REQUIREMENTS → Leave the pictures out. Retype exactly the lines below from the one containing "Clone this chart in Plotly.js." through the one containing "const strayY = [1.1];", and no others.

● ● ● ● ● ● ●

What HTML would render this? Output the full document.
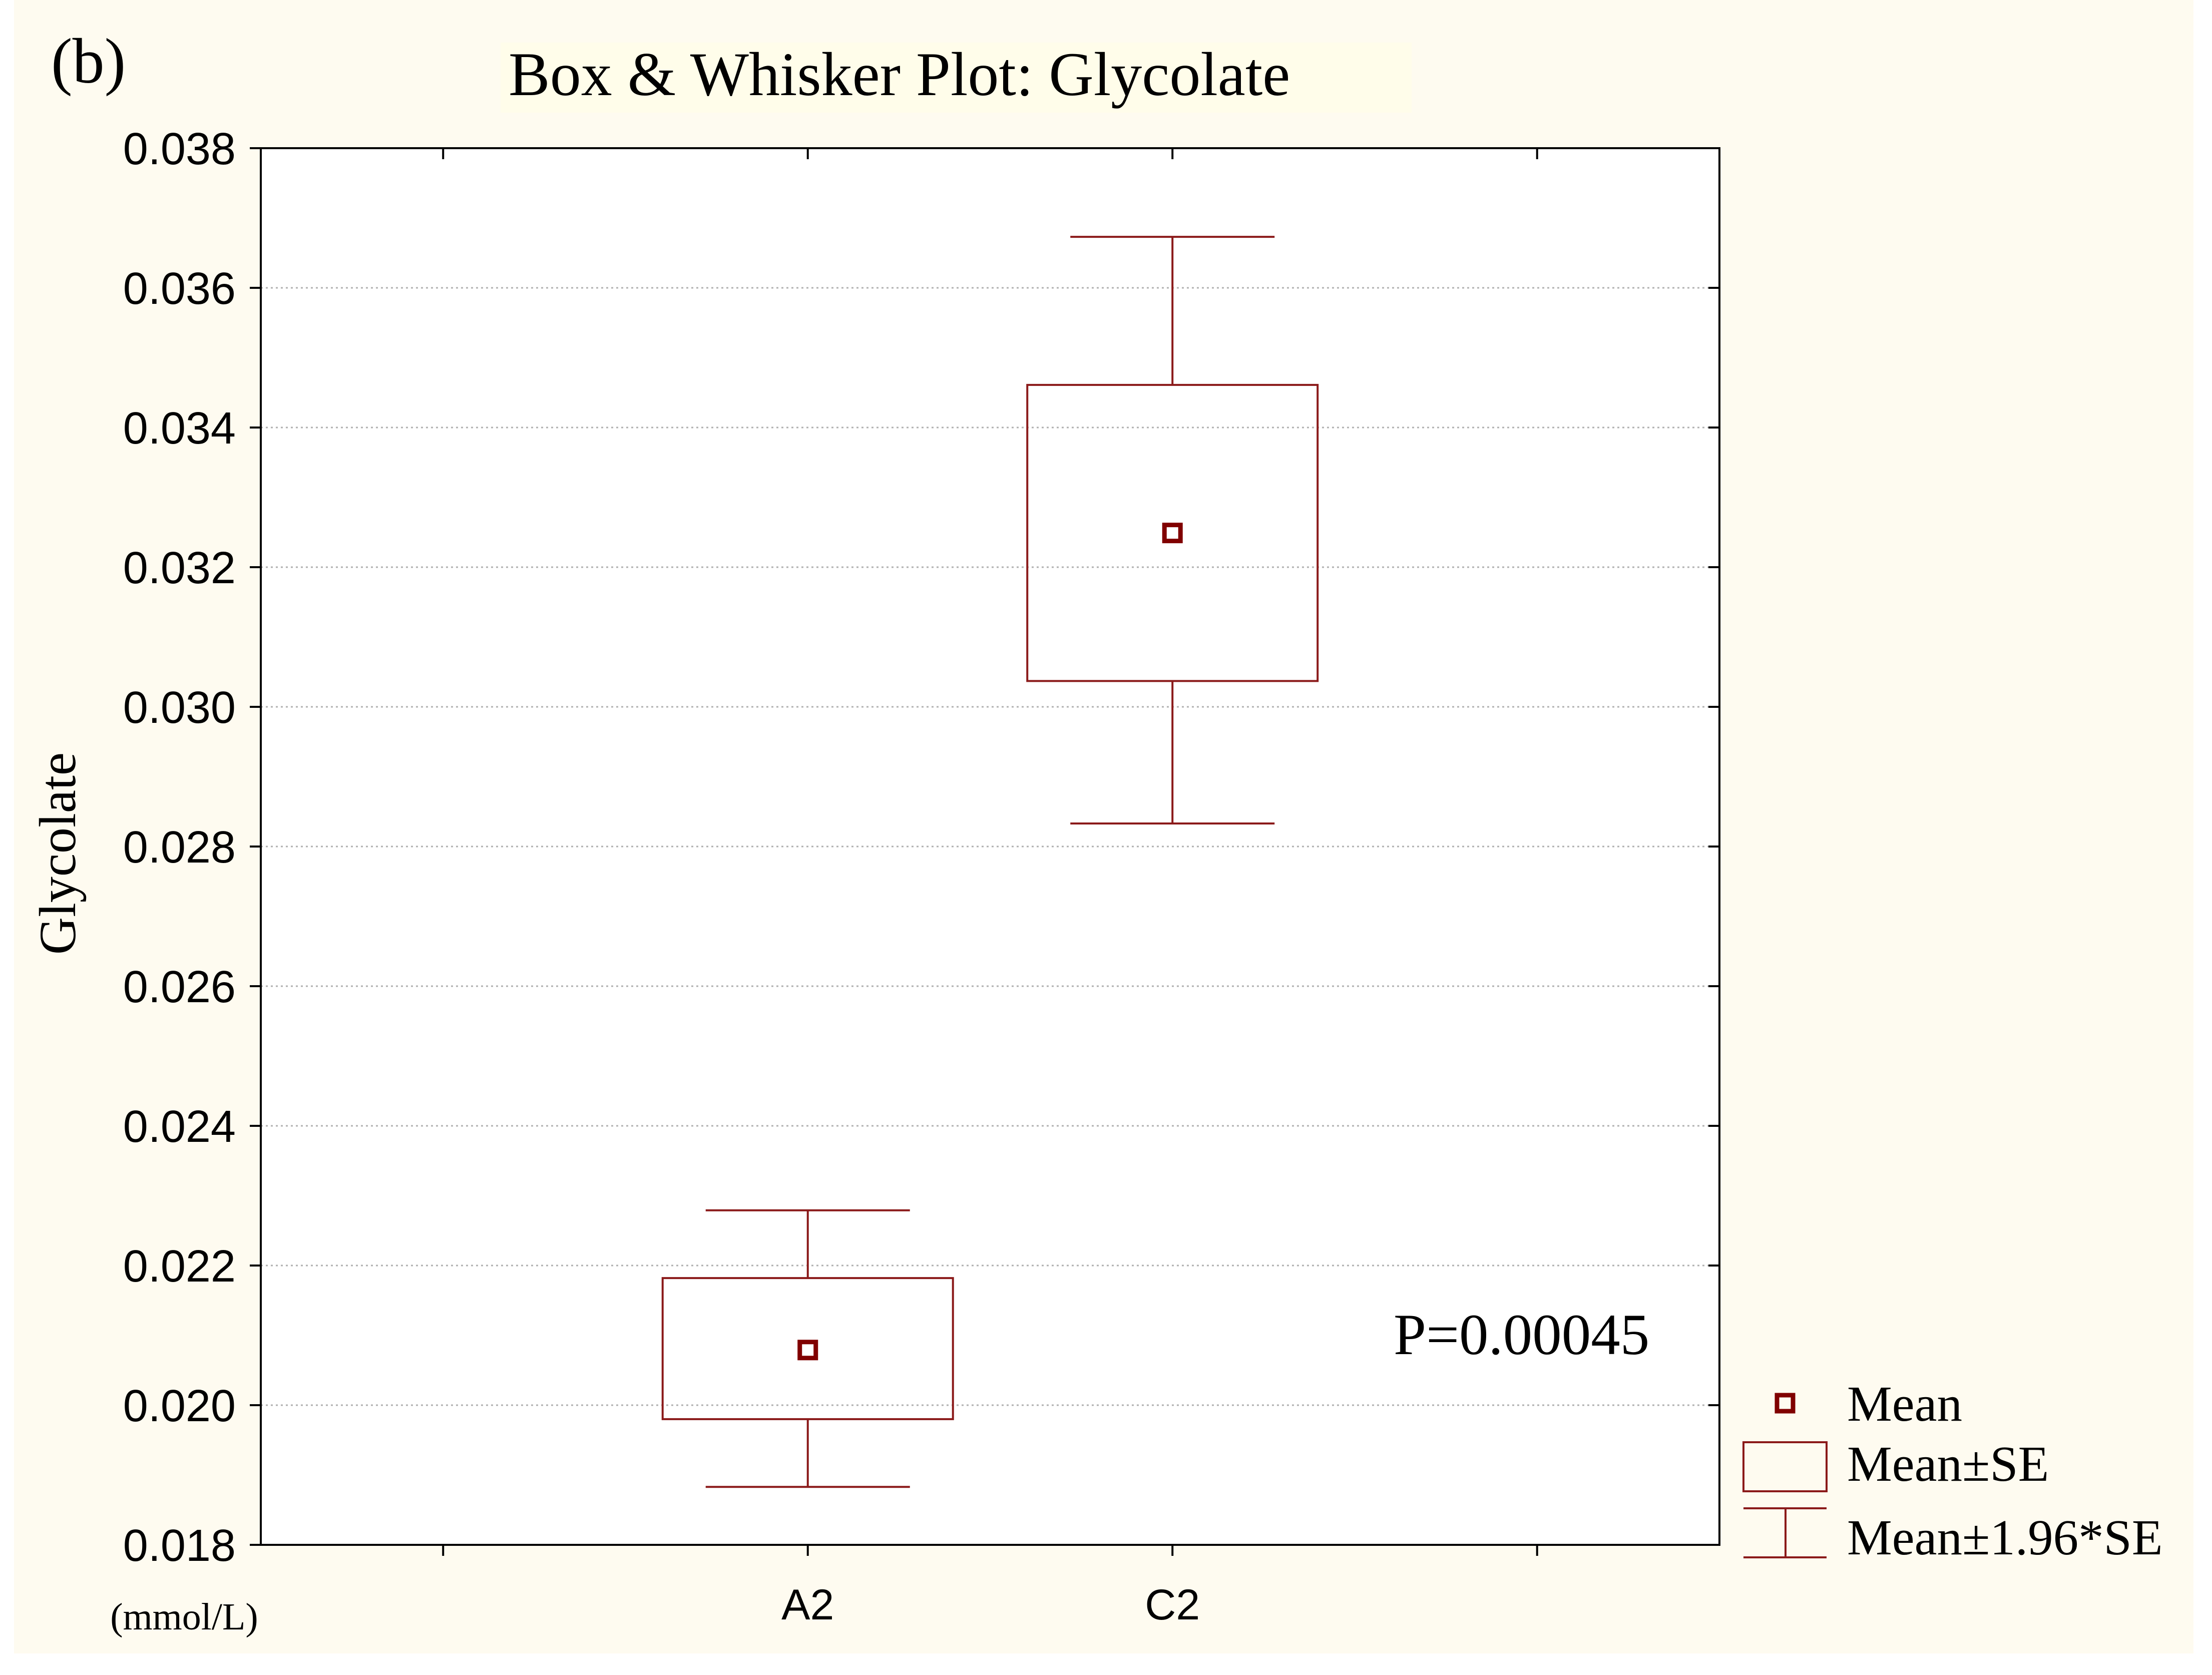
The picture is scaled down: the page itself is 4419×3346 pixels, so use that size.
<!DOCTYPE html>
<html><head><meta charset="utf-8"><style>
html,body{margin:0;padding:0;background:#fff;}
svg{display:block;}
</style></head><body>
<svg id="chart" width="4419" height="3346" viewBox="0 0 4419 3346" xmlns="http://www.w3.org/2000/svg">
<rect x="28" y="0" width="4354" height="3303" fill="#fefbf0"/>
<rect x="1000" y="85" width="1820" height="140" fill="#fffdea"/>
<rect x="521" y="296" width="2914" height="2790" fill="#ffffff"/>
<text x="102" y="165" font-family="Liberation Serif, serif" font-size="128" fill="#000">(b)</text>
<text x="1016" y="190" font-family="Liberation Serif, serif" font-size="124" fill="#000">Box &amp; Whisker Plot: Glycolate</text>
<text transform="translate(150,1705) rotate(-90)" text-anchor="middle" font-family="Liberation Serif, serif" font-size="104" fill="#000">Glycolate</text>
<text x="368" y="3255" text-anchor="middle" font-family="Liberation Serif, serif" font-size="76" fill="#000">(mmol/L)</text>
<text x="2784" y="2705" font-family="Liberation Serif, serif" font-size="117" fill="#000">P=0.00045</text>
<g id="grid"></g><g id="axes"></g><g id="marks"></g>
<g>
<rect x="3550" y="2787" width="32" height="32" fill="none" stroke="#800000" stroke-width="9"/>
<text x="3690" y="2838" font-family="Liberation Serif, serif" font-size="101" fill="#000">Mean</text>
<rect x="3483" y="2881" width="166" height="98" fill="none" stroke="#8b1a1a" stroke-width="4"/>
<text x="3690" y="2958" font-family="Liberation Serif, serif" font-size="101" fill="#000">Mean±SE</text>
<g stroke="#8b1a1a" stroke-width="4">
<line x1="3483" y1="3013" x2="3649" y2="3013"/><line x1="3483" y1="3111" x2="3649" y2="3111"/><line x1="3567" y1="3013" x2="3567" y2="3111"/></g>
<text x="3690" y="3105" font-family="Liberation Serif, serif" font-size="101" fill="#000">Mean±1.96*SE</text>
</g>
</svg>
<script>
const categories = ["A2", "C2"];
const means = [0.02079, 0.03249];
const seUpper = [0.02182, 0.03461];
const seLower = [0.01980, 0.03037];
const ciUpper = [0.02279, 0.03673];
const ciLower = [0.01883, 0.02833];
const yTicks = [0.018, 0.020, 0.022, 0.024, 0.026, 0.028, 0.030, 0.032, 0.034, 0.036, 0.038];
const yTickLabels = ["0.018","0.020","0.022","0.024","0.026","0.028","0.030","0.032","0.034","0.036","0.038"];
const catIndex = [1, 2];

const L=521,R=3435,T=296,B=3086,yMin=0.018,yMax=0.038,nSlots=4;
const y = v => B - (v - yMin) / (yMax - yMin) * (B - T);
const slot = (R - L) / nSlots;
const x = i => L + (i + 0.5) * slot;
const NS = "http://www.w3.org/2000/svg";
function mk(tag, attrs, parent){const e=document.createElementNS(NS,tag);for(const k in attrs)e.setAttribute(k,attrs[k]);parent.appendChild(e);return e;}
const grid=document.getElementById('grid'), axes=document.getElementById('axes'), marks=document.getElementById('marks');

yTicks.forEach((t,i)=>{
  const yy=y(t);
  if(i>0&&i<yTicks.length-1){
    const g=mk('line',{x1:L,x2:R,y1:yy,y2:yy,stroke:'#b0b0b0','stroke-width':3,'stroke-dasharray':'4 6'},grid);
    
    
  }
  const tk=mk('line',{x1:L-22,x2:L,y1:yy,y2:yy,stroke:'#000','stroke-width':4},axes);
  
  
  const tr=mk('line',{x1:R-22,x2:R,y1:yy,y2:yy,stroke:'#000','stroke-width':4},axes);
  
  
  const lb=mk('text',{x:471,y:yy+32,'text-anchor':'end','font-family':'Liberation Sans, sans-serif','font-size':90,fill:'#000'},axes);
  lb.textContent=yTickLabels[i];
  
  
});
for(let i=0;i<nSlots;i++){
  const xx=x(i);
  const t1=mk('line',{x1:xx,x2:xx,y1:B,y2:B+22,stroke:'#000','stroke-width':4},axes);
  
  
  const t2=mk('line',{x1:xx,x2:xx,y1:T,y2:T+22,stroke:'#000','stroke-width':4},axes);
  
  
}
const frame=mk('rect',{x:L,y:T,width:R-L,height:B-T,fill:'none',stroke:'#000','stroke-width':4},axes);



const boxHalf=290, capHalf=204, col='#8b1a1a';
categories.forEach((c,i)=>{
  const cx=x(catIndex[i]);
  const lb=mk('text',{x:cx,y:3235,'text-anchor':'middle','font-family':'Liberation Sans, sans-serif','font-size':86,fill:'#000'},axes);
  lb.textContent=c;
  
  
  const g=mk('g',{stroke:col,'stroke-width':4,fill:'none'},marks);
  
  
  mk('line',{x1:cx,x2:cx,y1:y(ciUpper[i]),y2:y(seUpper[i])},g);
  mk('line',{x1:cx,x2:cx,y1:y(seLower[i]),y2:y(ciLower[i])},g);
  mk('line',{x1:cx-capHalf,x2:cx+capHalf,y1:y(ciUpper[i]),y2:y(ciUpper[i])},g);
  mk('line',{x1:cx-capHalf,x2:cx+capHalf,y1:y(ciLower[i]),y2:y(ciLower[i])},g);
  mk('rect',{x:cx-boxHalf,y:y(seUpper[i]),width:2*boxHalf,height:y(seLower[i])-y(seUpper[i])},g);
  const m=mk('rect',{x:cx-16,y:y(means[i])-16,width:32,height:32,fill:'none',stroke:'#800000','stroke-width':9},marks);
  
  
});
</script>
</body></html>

● ● ● ● ● ● ●

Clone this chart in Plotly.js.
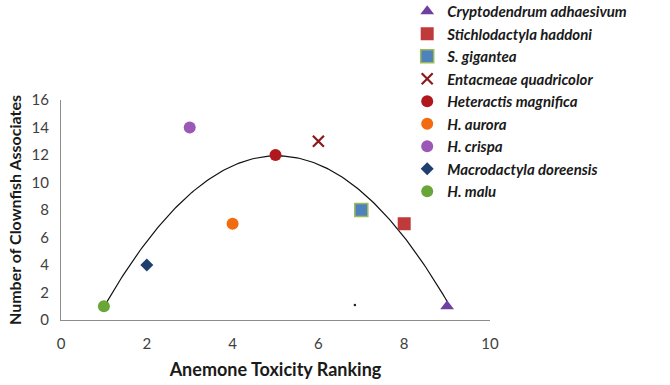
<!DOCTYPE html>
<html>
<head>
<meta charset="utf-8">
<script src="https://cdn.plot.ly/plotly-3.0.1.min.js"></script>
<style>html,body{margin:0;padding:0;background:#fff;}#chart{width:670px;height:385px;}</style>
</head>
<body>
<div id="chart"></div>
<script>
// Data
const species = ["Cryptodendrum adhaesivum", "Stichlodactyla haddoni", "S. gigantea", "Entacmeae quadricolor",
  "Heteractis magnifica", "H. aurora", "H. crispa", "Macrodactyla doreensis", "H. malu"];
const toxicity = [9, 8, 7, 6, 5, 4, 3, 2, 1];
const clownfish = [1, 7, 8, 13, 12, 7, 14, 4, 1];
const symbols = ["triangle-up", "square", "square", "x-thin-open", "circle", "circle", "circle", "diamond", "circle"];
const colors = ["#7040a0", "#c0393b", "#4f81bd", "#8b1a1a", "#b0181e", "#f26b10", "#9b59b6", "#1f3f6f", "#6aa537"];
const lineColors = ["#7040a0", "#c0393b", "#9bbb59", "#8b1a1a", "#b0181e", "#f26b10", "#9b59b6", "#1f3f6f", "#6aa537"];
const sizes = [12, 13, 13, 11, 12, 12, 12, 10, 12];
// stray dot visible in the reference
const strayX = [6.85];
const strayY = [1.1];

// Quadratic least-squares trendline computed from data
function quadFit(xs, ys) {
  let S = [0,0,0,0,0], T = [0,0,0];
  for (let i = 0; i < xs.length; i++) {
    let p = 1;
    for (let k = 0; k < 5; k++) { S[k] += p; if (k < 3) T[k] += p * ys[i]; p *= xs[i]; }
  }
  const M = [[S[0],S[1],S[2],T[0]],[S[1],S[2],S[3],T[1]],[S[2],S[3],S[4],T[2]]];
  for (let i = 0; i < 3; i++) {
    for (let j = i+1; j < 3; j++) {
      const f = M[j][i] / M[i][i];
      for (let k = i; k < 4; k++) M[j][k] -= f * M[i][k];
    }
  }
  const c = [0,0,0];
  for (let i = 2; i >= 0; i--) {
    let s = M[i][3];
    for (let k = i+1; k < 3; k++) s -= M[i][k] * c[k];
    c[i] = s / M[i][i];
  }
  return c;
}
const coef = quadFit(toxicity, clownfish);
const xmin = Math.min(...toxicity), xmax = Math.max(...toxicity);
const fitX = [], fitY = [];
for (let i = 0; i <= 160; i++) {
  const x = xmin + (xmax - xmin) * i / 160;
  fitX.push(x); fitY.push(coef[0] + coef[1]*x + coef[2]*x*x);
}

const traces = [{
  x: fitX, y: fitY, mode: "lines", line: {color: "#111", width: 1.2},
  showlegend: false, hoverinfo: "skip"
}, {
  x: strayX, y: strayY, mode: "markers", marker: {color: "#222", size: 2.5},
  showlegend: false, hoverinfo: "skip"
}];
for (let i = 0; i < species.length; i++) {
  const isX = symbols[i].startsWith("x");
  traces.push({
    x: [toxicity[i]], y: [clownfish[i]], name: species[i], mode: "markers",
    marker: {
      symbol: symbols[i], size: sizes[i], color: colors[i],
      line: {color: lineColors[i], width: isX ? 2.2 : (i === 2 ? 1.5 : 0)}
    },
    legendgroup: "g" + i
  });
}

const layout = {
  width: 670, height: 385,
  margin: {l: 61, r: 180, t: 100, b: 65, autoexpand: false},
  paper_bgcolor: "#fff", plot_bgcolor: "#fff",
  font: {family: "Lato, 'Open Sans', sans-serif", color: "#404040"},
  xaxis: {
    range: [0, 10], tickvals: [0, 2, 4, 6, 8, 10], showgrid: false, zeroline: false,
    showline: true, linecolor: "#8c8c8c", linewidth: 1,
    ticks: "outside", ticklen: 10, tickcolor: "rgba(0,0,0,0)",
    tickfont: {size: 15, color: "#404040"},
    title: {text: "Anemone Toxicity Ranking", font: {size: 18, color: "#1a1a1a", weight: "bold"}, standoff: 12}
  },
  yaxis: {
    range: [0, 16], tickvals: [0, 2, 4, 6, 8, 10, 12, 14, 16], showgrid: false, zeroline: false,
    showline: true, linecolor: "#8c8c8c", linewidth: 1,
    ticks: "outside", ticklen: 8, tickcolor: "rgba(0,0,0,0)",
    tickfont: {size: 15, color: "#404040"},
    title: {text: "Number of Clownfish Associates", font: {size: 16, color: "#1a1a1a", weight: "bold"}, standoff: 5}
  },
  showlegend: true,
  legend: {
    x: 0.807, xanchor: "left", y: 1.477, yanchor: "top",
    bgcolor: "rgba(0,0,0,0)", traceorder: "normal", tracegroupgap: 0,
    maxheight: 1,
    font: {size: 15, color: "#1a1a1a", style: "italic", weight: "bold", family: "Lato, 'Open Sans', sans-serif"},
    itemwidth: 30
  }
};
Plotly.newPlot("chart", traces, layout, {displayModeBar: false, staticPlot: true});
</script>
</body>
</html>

● ● ● ● ● ● ●

WRITTEN REPLY →
Clone this chart in Plotly.js.
<!DOCTYPE html>
<html>
<head>
<meta charset="utf-8">
<script src="https://cdn.plot.ly/plotly-3.0.1.min.js"></script>
<style>html,body{margin:0;padding:0;background:#fff;}#chart{width:670px;height:385px;}</style>
</head>
<body>
<div id="chart"></div>
<script>
// Data
const species = ["Cryptodendrum adhaesivum", "Stichlodactyla haddoni", "S. gigantea", "Entacmeae quadricolor",
  "Heteractis magnifica", "H. aurora", "H. crispa", "Macrodactyla doreensis", "H. malu"];
const toxicity = [9, 8, 7, 6, 5, 4, 3, 2, 1];
const clownfish = [1, 7, 8, 13, 12, 7, 14, 4, 1];
const symbols = ["triangle-up", "square", "square", "x-thin-open", "circle", "circle", "circle", "diamond", "circle"];
const colors = ["#7040a0", "#c0393b", "#4f81bd", "#8b1a1a", "#b0181e", "#f26b10", "#9b59b6", "#1f3f6f", "#6aa537"];
const lineColors = ["#7040a0", "#c0393b", "#9bbb59", "#8b1a1a", "#b0181e", "#f26b10", "#9b59b6", "#1f3f6f", "#6aa537"];
const sizes = [12, 13, 13, 11, 12, 12, 12, 10, 12];
// stray dot visible in the reference
const strayX = [6.85];
const strayY = [1.1];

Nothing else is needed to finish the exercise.